Just over two centuries after they were first produced, these documents are still essential for understanding how the rocks beneath our feet are organised. Furthermore, they are now also used for other purposes. They currently concern groundwater (in terms of both resources and risks), spatial planning and natural hazards. Geological maps are therefore valuable, strategic documents.

Although geological formations evolve little except during major catastrophes and volcanic eruptions, the way in which the various elements that make up our subsurface are represented changes as more knowledge is acquired and according to the specialisations of the authors. A comparison of the two editions of the Lorient map is revealing in this respect.

Comparison of the Lorient 1st edition map (left) and the 2nd edition map (right)

Comparison of the Lorient 1st edition map (left) and the 2nd edition map (right)

Extract from Lorient 1:50,000 scale maps with the 1972 (left) and 2015 (right) editions. The rocks themselves have changed little, but our knowledge of them and the way they are represented have. This is a textbook case of how documents evolve.

© BRGM

Today, the oldest maps still on sale date from the 1950s, and the surveys used to produce them were carried out even earlier. Many maps also use older topographic backgrounds. They need to be updated to provide an up-to-date picture of our knowledge of the subsurface.

Geological maps are inseparable from their instructions, which come in the form of a small booklet. These are essential for understanding the maps, as it is impossible to include all the information on the map itself. For the Lorient map, the booklet increased from 19 to 202 pages between the two editions of 1972 and 2015.

Geological maps are therefore highly interpretative documents, and certainly not raw data. To illustrate this, we can cite the example of the 3rd edition (2018) of the Marseille map booklet, in which two interpretations for the Triassic and Oligocene geological units are given, as the authors were unable to agree amongst themselves. Similarly, on the map of Saint-André-de-Valborgne, the structural diagram and the map are not in agreement: one shows a continuous sedimentary pile, while the other shows the same series superimposed twice, separated by a fault.

Geological maps today face major challenges on several fronts: the changing skills of the experts who knew how to draw them up and interpret them, the proliferation of data and the upheavals caused by digital technology.

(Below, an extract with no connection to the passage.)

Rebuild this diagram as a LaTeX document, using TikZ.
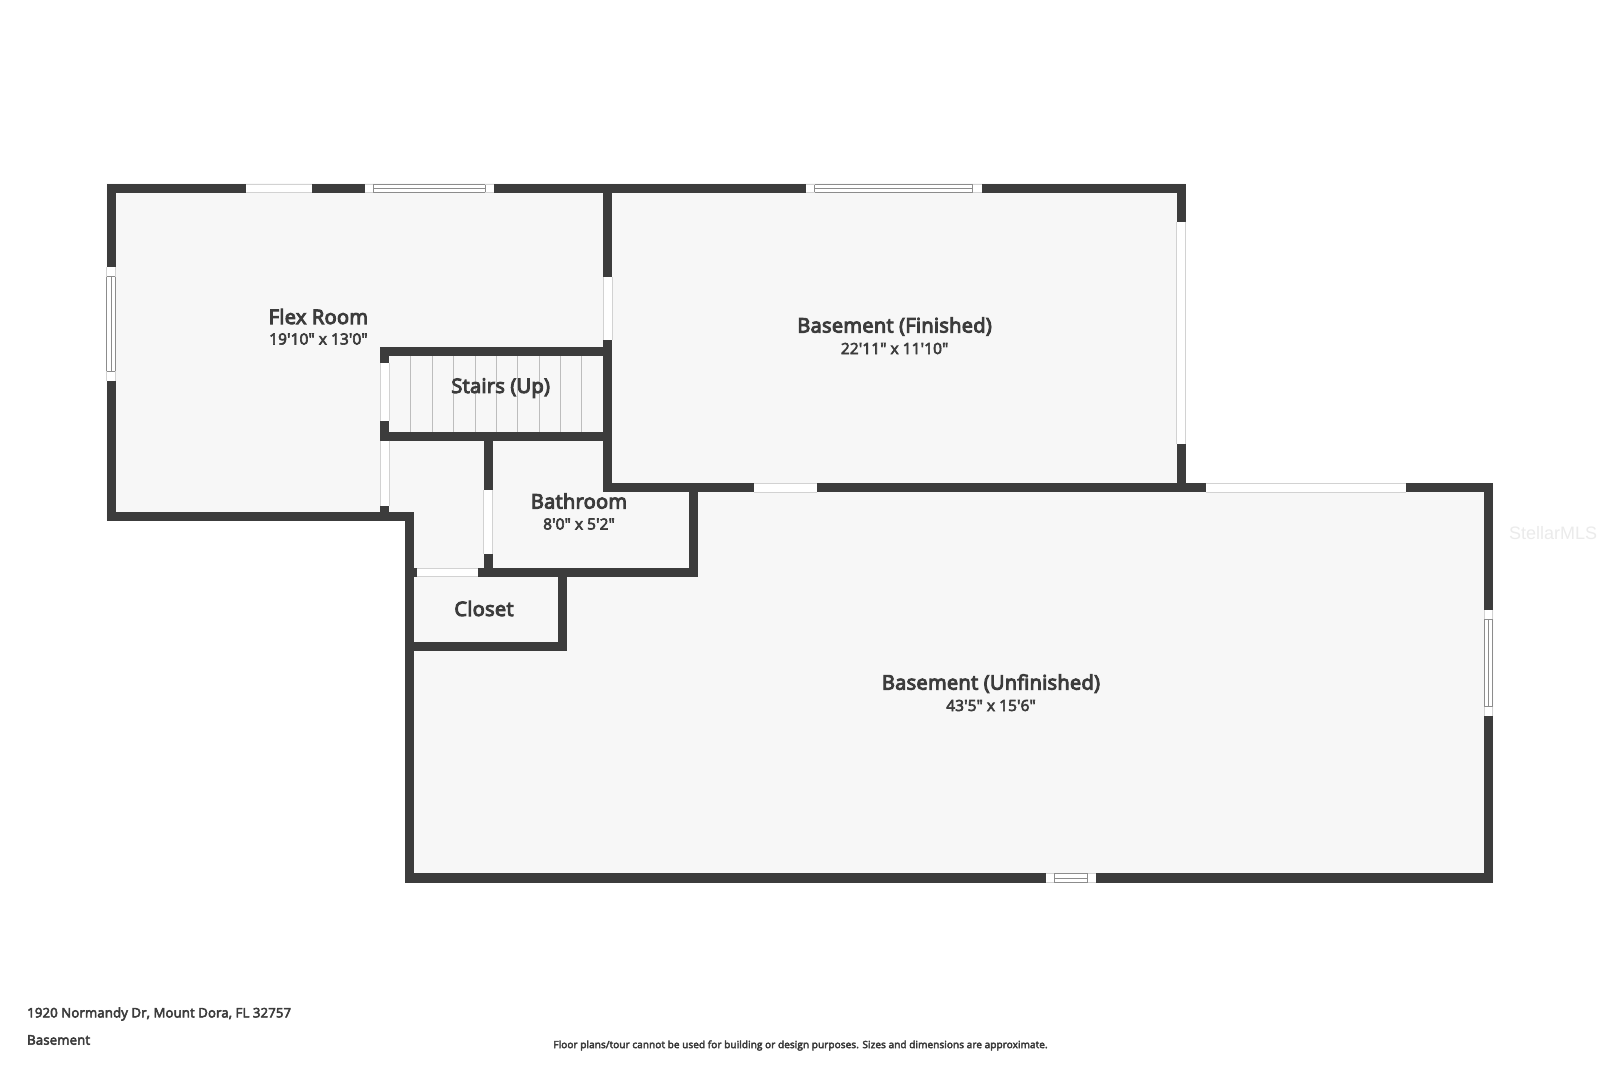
\documentclass[tikz,border=0pt]{standalone}
\usepackage{fontspec}
\newfontfamily\fsemi{Open Sans}[FakeBold=5,LetterSpace=1.6]
\newfontfamily\freg{Open Sans}[FakeBold=4,LetterSpace=0.9]
\definecolor{wallc}{HTML}{3C3C3C}
\definecolor{floorc}{HTML}{F7F7F7}
\definecolor{edgec}{HTML}{D2D2D2}
\definecolor{winc}{HTML}{8C8C8C}
\definecolor{stairc}{HTML}{BDBDBD}
\definecolor{markc}{HTML}{EBEBEB}
\tikzset{
  wallpart/.style={fill=wallc,draw=none},
  openpart/.style={fill=white,draw=none},
  openedge/.style={draw=edgec,line width=1pt},
  winedge/.style={draw=winc,line width=0.9pt},
  treadline/.style={draw=stairc,line width=1pt},
  roomtitle/.style={text=wallc,font=\fsemi\fontsize{20}{20}\selectfont,inner sep=0pt},
  roomdim/.style={text=wallc,font=\freg\fontsize{15.4}{15.4}\selectfont,inner sep=0pt},
  foot/.style={text=wallc,font=\freg\fontsize{13.2}{13.2}\selectfont,inner sep=0pt,anchor=west},
  footsmall/.style={text=wallc,font=\freg\fontsize{10}{10}\selectfont,inner sep=0pt}
}
% wall rectangle
\newcommand{\wl}[4]{\fill[wallpart] (#1,#2) rectangle (#3,#4);}
% opening, horizontal (x1,x2,y1,y2)
\newcommand{\doorH}[4]{\fill[openpart] (#1,#3) rectangle (#2,#4);
  \draw[openedge] (#1,#3) -- (#2,#3) (#1,#4) -- (#2,#4);}
\newcommand{\doorV}[4]{\fill[openpart] (#3,#1) rectangle (#4,#2);
  \draw[openedge] (#3,#1) -- (#3,#2) (#4,#1) -- (#4,#2);}
% window: a1 a2 (outer extent), b1 b2 (inner bars), c1 c2 (wall faces)
\newcommand{\winH}[6]{\fill[openpart] (#1,#5) rectangle (#2,#6);
  \draw[winedge] (#3,#5) -- (#4,#5) (#3,#6) -- (#4,#6)
    (#3,#5) -- (#3,#6) (#4,#5) -- (#4,#6);
  \draw[edgec,line width=.8pt] (#1,#5) -- (#3,#5) (#1,#6) -- (#3,#6) (#4,#5) -- (#2,#5) (#4,#6) -- (#2,#6);
  \draw[winedge,line width=.8pt] (#3,{#5+4.4}) -- (#4,{#5+4.4});}
\newcommand{\winV}[6]{\fill[openpart] (#5,#1) rectangle (#6,#2);
  \draw[winedge] (#5,#3) -- (#5,#4) (#6,#3) -- (#6,#4)
    (#5,#3) -- (#6,#3) (#5,#4) -- (#6,#4);
  \draw[edgec,line width=.8pt] (#5,#1) -- (#5,#3) (#6,#1) -- (#6,#3) (#5,#4) -- (#5,#2) (#6,#4) -- (#6,#2);
  \draw[winedge,line width=.8pt] ({#5+4.4},#3) -- ({#5+4.4},#4);}
\begin{document}
\begin{tikzpicture}[x=1pt,y=-1pt]
\useasboundingbox (0,0) rectangle (1600,1066);
\fill[white] (0,0) rectangle (1600,1066);
% floor
\fill[floorc] (106.5,183.3) -- (1185.7,183.3) -- (1185.7,483.3) -- (1493,483.3) -- (1493,882.7) -- (405.3,882.7) -- (405.3,520.7) -- (106.5,520.7) -- cycle;
% outer walls
\wl{106.5}{184}{1185.7}{192.5}
\wl{106.5}{184}{115.8}{520.7}
\wl{106.5}{511.7}{414}{520.7}
\wl{405.3}{511.7}{414}{882.7}
\wl{405.3}{873.4}{1493}{882.7}
\wl{1483.8}{483.3}{1493}{882.7}
\wl{603.4}{483.3}{1493}{492.4}
\wl{1176.7}{184}{1185.7}{492.4}
% inner walls
\wl{603.4}{184}{612.4}{492.4}
\wl{380.3}{347.3}{612.4}{356}
\wl{380.3}{347.3}{389.3}{440.7}
\wl{380.3}{432}{612.4}{440.7}
\wl{380.3}{440.7}{389.3}{520.7}
\wl{483.7}{432}{492.7}{577}
\wl{405.3}{568.3}{698}{577}
\wl{689.3}{483.3}{698}{577}
\wl{558}{568.3}{566.7}{651}
\wl{405.3}{642.3}{566.7}{651}
% openings
\doorH{246.3}{311.8}{184}{192.6}
\doorH{754}{817}{483.4}{492.3}
\doorH{1205.6}{1405.8}{483.4}{492.3}
\doorH{417.3}{477.7}{568.5}{576.9}
\doorV{277.3}{340}{603.6}{612.2}
\doorV{221.7}{444}{1176.9}{1185.5}
\doorV{363.3}{421}{380.5}{389.1}
\doorV{440.7}{505.7}{380.5}{389.1}
\doorV{490}{554.3}{483.9}{492.5}
% windows
\winH{364.5}{493.6}{373.4}{485}{184}{192.6}
\winH{806}{981.7}{814.7}{972.7}{184}{192.6}
\winH{1046.2}{1096.3}{1054.3}{1087.9}{873.7}{882.5}
\winV{267.3}{380.7}{276.7}{371.3}{106.8}{115.6}
\winV{610}{716}{619.3}{706.7}{1484}{1492.8}
% stair treads
\foreach \tx in {410.7,432.3,453.7,475,496.3,517.7,539,560.3,581.7}
  \draw[treadline] (\tx,356) -- (\tx,432);
% labels
\node[roomtitle] (flex) at (318.4,316.5) {Flex Room};
\node[roomdim] (flexd) at (318.4,339) {19'10" x 13'0"};
\node[roomtitle] (fin) at (894.6,326.5) {Basement (Finished)};
\node[roomdim] (find) at (894.6,348.5) {22'11" x 11'10"};
\node[roomtitle] (stairs) at (500.7,388) {Stairs (Up)};
\node[roomtitle] (bath) at (579,501) {Bathroom};
\node[roomdim] (bathd) at (579,524) {8'0" x 5'2"};
\node[roomtitle] (closet) at (484,608.5) {Closet};
\node[roomtitle] (unf) at (991,683.5) {Basement (Unfinished)};
\node[roomdim] (unfd) at (991,705.5) {43'5" x 15'6"};
\node[foot] (addr) at (27,1014) {1920 Normandy Dr, Mount Dora, FL 32757};
\node[foot] (lvl) at (27,1040) {Basement};
\node[footsmall] (note) at (800.5,1045.5) {Floor plans/tour cannot be used for building or design purposes. Sizes and dimensions are approximate.};
\node[text=markc,font=\fontspec{Liberation Sans}\fontsize{18}{18}\selectfont,inner sep=0pt] (mls) at (1553,533) {StellarMLS};
\end{tikzpicture}
\end{document}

We need to reinvent new documents for today's audiences. This is a major challenge for BRGM, the French geological survey, and for the entire geoscience community (academics, industry), as well as for secondary schools, spatial planners and the farming community, which is particularly interested in finding solutions in the context of climate change.

Educational map of Paris and its surrounding area, published in 2021

Educational map of Paris and its surrounding area, published in 2021

The underground world is of immediate concern to our daily lives. What geological layers lie under Paris? On what kind of ground are Orly and Roissy-Charles-de-Gaulle airports built? Where do we find our raw materials and drinking water? Which layers pose a risk to developments? These are just some of the questions that this map answers at a glance.

© BRGM

As a result, since 2021, Éditions du BRGM has been offering educational maps that are particularly well suited to secondary education. A key part of the educational curriculum, some geological maps have been simplified and redesigned to make them more accessible. For example, it is much easier to decipher the sequence of events.

These summary documents enable students to acquire some of the skills required in middle and high schools. They are tools for integrating knowledge, teaching people to observe and analyse, thereby encouraging reasoning. Because maps are read in two dimensions, it is often difficult for pupils to see them in three dimensions. These new maps make it easier. In addition, field outings enable pupils to get a feel for the realities on site, to understand the links between outcrops and the interpretations that can be made from a geological map.

In the future, it will be possible to go even further, with specific versions for groundwater and natural hazards. Upgraded geological maps have a bright future ahead of them.